Existence of a subsequence such that $\lim_{n\to \infty} \|x_{n_k}-x\|=\ell>0$ in a Banach space?

Let $x_n$ be a sequence in a uniformly convex Banach space $E$ such that $x_n \to x$ weakly in $E$ and $\|x_n\|_E \to \|x\|_E$. Then $x_n \to x$ strongly in $E$.

To show this by contradiction a proof I'm reading states that first we suppose that (for the non-trivial $x\neq 0$ case) $$\limsup_{n\to \infty} \|x_n-x\|>0.$$ Then there exists a subsequence $x_{n_k}$ such that $$\lim_{n\to \infty} \|x_{n_k}-x\|=\ell>0.$$ My question is how can we say there exists such a subsequence that converges to a finite number? I don't see anything in the assumptions that gives us this?

• This is a property of the real line, not $E$. If the limit supremum of your sequence is finite, then there is an upper bound on all of the terms beyond some index $N$. Any bounded sequence in $\mathbb{R}$ has a convergent subsequence. In particular, if the limit supremum exists, then we can choose a subsequence that converges to the limit supremum. – Michael Lee Sep 28 '17 at 14:45

The point at which you seem to have a question is not about Banach spaces; it's about sequences of real numbers.

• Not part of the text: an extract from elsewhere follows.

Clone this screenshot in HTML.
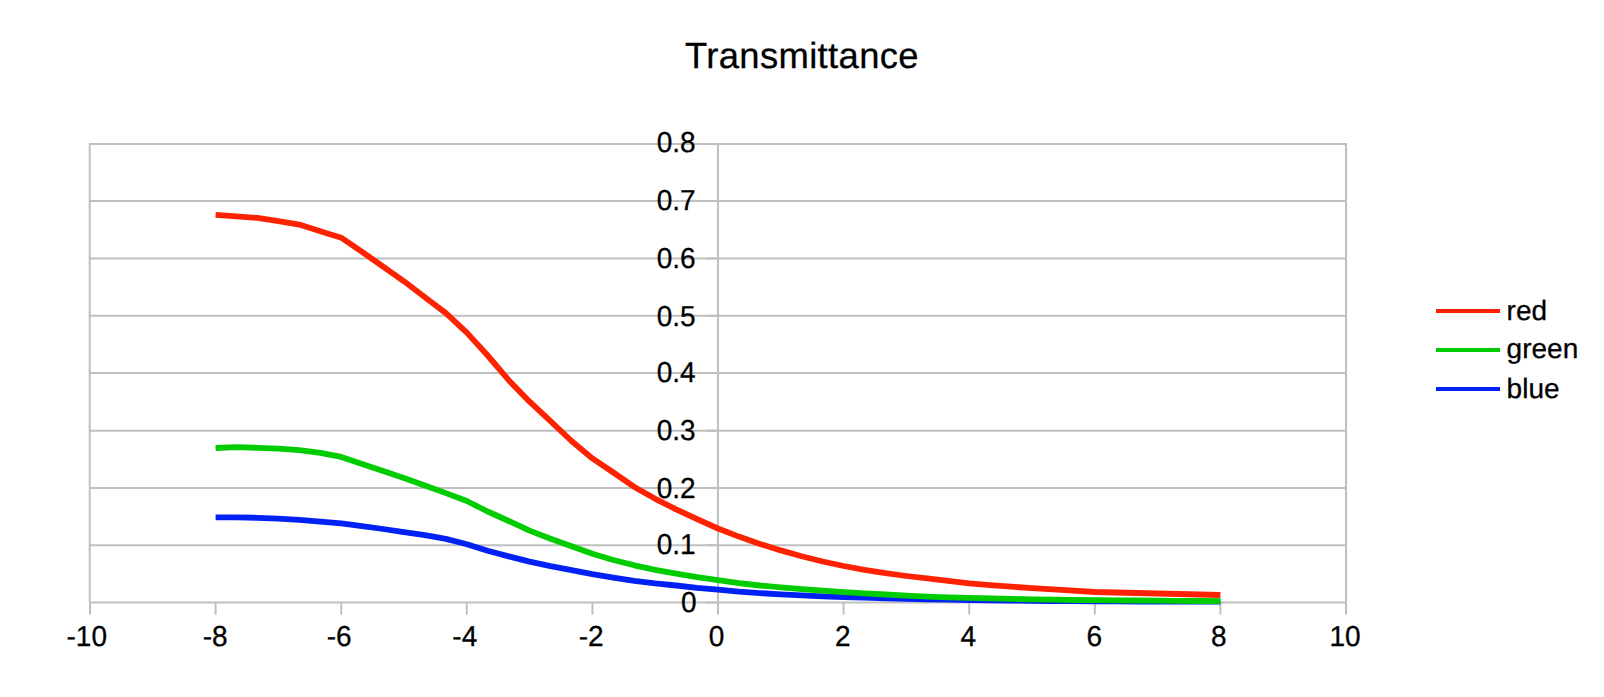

You have a sequence $\{a_n\}_{n=1}^\infty$ of real numbers for which $$\limsup_{n\to\infty} a_n >0$$ and the question is: how does this imply that there is a subsequence $\{a_{n_k}\}_{k=1}^\infty$ for which $$\lim_{k\to\infty} a_{n_k} = \ell>0.$$ If you have $\limsup_{n\to\infty} a_n = \ell>0,$ then how do you show there is a subsequence converging to $\ell\text{?}$
First approach: Apply the definition of $\limsup:$ $$\limsup_{n\to\infty} a_n = \inf\left\{ \sup\{a_n,a_{n+1},a_{n+2}, a_{n+3}, \ldots\} : n\in\{1,2,3,\ldots\} \right\} = \ell >0.$$ This means every number $h<\ell$ fails to be a lower bound of the sequence $$\Big\{ \sup\{a_n,a_{n+1},a_{n+2}, \ldots\} \Big\}_{n=1}^\infty.$$ Failure of $h$ to be a lower bound of this sequence means some member of this sequence is $>h.$ Thus we have $$\forall h<\ell\ \exists n\ \sup\{a_n,a_{n+1},a_{n+2},\ldots\} > h.$$ Just let $n_k$ be some index $\ge n$ for which $a_{n_k}>h.$
Second approach: Relying on a definition of $\limsup,$ show that $\limsup_{n\to\infty} a_n = \ell$ if and only if $\ell$ is the largest of all limits of subsequences of $\{a_n\}_{n=1}^\infty.$ That implies there is some subsequence converging to $\ell.$
Since $\|x_n\| \to \|x\|$ it follows that the real sequence $\{ \|x_n-x\|\}_{n\geq 1}$ is bounded which implies that the $\limsup_{n\to \infty} \|x_n-x\|$ is finite. Then the existence of the subsequence $\{x_{n_k}\}_{k\geq 1}$ follows from the definition of $\limsup$ (for a sequence of real numbers).